Perhaps a clue to Bezos' intentions can be gleaned from his annual letter to shareholders in 1997, which he reprints every year. It reads, in part, “We will make bold rather than timid investment decisions where we see a sufficient probability of gaining market leadership advantages.”
Unlike most other online grocery sites, whether Internet-only or part of a conventional food retailing operation, Amazon ships its grocery products via third-party delivery services. That shields it from some of the cost pitfalls that befell ill-fated online grocery operations like Webvan, said Renz. And Amazon sells groceries in multipack sizes, more like a club outlet than a typical supermarket. “Customers value the convenience of not having to order [non-perishable items] as often,” she said.
Another difference is that Amazon, which is much less constrained by space than conventional grocers, carries very deep selections of many products. “We have more than 300 varieties of green tea and more than 80 varieties of Jello,” Renz said. “We want people to find anything they want online.”
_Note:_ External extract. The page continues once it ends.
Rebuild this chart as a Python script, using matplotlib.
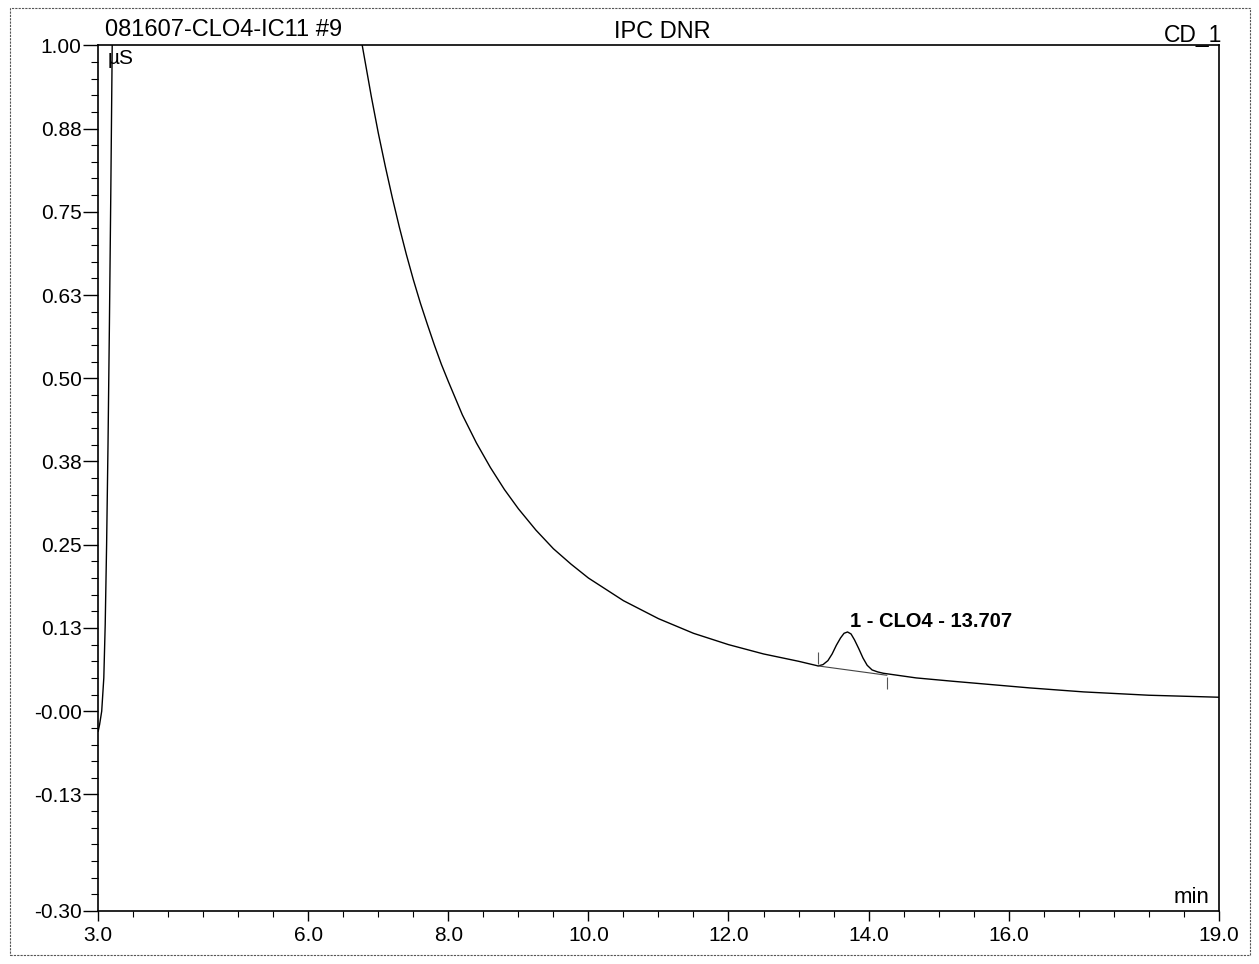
"""
Chromatogram 081607-CLO4-IC11 #9 (IPC DNR, CD_1)
Conductivity trace with the perchlorate peak at 13.707 min.
"""

import matplotlib
matplotlib.use('Agg')
import matplotlib.pyplot as plt
from matplotlib.patches import Rectangle

plt.rcParams['font.family'] = ['Liberation Sans', 'DejaVu Sans']
plt.rcParams['axes.unicode_minus'] = False

# leading edge of the off-scale system peak
rise_t = [3.00, 3.02, 3.05, 3.08, 3.10, 3.12, 3.14, 3.16, 3.18, 3.20, 3.22]
rise_v = [-0.03, -0.02, 0.00, 0.05, 0.13, 0.25, 0.40, 0.58, 0.78, 1.00, 1.20]

# tail of the system peak, the ClO4 peak and the late baseline
tail_t = [6.70, 6.77, 6.90, 7.00, 7.10, 7.20, 7.30, 7.40, 7.50, 7.60, 7.70,
          7.80, 7.90, 8.00, 8.20, 8.40, 8.60, 8.80, 9.00, 9.25, 9.50, 9.75,
          10.00, 10.50, 11.00, 11.50, 12.00, 12.50, 13.00,
          13.28, 13.35, 13.42, 13.48, 13.54, 13.60, 13.65, 13.70, 13.75,
          13.80, 13.86, 13.92, 13.98, 14.05, 14.13, 14.21,
          14.68, 15.20, 15.64, 16.30, 17.07, 18.00, 19.00]
tail_v = [1.044, 1.000, 0.923, 0.868, 0.818, 0.771, 0.727, 0.686, 0.648,
          0.613, 0.581, 0.550, 0.521, 0.495, 0.445, 0.403, 0.366, 0.333,
          0.304, 0.272, 0.244, 0.221, 0.200, 0.166, 0.139, 0.117, 0.100,
          0.086, 0.075,
          0.068, 0.070, 0.076, 0.086, 0.099, 0.110, 0.117, 0.119, 0.116,
          0.107, 0.094, 0.080, 0.069, 0.062, 0.059, 0.057,
          0.050, 0.045, 0.041, 0.035, 0.029, 0.024, 0.021]

# integration baseline of peak 1
base_t = [13.28, 14.26]
base_v = [0.068, 0.054]

peak_label = '1 - CLO4 - 13.707'
peak_t = 13.707

y_ticks = [1.0, 0.875, 0.75, 0.625, 0.5, 0.375, 0.25, 0.125, 0.0, -0.125, -0.30]
y_labels = ['1.00', '0.88', '0.75', '0.63', '0.50', '0.38', '0.25', '0.13',
            '-0.00', '-0.13', '-0.30']
x_ticks = [3.0, 6.0, 8.0, 10.0, 12.0, 14.0, 16.0, 19.0]
x_labels = ['3.0', '6.0', '8.0', '10.0', '12.0', '14.0', '16.0', '19.0']


def create_figure():
    fig = plt.figure(figsize=(12.59, 9.64), dpi=100)
    ax = fig.add_axes([0.078, 0.055, 0.890, 0.898])

    ax.plot(rise_t, rise_v, color='black', linewidth=1.0)
    ax.plot(tail_t, tail_v, color='black', linewidth=1.0)
    ax.plot(base_t, base_v, color='#444444', linewidth=0.8)
    # peak start / end markers
    ax.plot([base_t[0]], [base_v[0] + 0.012], marker='|', color='#555555',
            markersize=8, markeredgewidth=0.8)
    ax.plot([base_t[1]], [base_v[1] - 0.012], marker='|', color='#555555',
            markersize=8, markeredgewidth=0.8)

    ax.text(peak_t + 0.03, 0.121, peak_label, fontsize=14.5,
            fontweight='bold', ha='left', va='bottom')

    ax.set_xlim(3.0, 19.0)
    ax.set_ylim(-0.30, 1.00)

    ax.set_yticks(y_ticks)
    ax.set_yticklabels(y_labels)
    ax.set_yticks([-0.30 + 0.025 * i for i in range(53)], minor=True)
    ax.set_xticks(x_ticks)
    ax.set_xticklabels(x_labels)
    ax.set_xticks([3.0 + 0.5 * i for i in range(33)], minor=True)

    ax.tick_params(axis='y', which='major', direction='out', length=11,
                   width=1.0, pad=1, labelsize=15)
    ax.tick_params(axis='y', which='minor', direction='out', length=5,
                   width=0.8)
    ax.tick_params(axis='x', which='major', direction='out', length=7,
                   width=1.0, pad=4, labelsize=15)
    ax.tick_params(axis='x', which='minor', direction='out', length=4,
                   width=0.8)

    for sp in ax.spines.values():
        sp.set_linewidth(1.2)

    ax.text(0.008, 0.996, 'µS', transform=ax.transAxes, fontsize=15,
            ha='left', va='top')
    ax.text(0.992, 0.003, 'min', transform=ax.transAxes, fontsize=16,
            ha='right', va='bottom')

    fig.text(105 / 1259, 1 - 36 / 964, '081607-CLO4-IC11 #9', fontsize=17,
             ha='left', va='baseline')
    fig.text(662 / 1259, 1 - 38 / 964, 'IPC DNR', fontsize=17,
             ha='center', va='baseline')
    fig.text(1222 / 1259, 1 - 42 / 964, 'CD_1', fontsize=16.5,
             ha='right', va='baseline')

    # outer frame of the printed page
    fig.patches.append(Rectangle((10 / 1259, 1 - 955 / 964),
                                 1240 / 1259, 947 / 964,
                                 transform=fig.transFigure, fill=False,
                                 edgecolor='#555555', linewidth=0.8,
                                 linestyle=(0, (2, 1))))

    fig.savefig('out.png', dpi=100, facecolor='white')


if __name__ == "__main__":
    create_figure()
Amazon promotes its “super-saver” free shipping service for orders of more than $25 across all of its product categories. Those orders take between three and five days to arrive at a consumer's home. But Ken Boyer, associate professor, supply chain management, Michigan State University, East Lansing, Mich., questions whether shipping food long distances, especially for free, is economically viable. “Food is a low-margin item; shipping adds dis-economy to the equation.”
But Bezos is unafraid to push the economics of selling groceries online. In May, Amazon launched “Subscribe & Save,” which offers shoppers discounts of 15% plus free shipping for committing to automatic reorders of designated products. “It's very popular,” said Renz.
Publicly traded Amazon, which expects total sales to be between $13.4 billion and $14 billion this year, does not break out sales by category in its financial reporting. Renz said that grocery story sales are “going well” and noted that the company “continues to devote resources to growing the [grocery] business” with programs like Subscribe & Save.
Asked whether its grocery business is profitable or intended to serve as a traffic-builder for more lucrative categories, Renz acknowledged that grocery “lends itself to more frequent shopping, which can have a positive impact on the business as a whole.” But, she added, “we're looking to do this is a profitable way.” Amazon posted its first full-year profit in 2003, its 10th year of operation.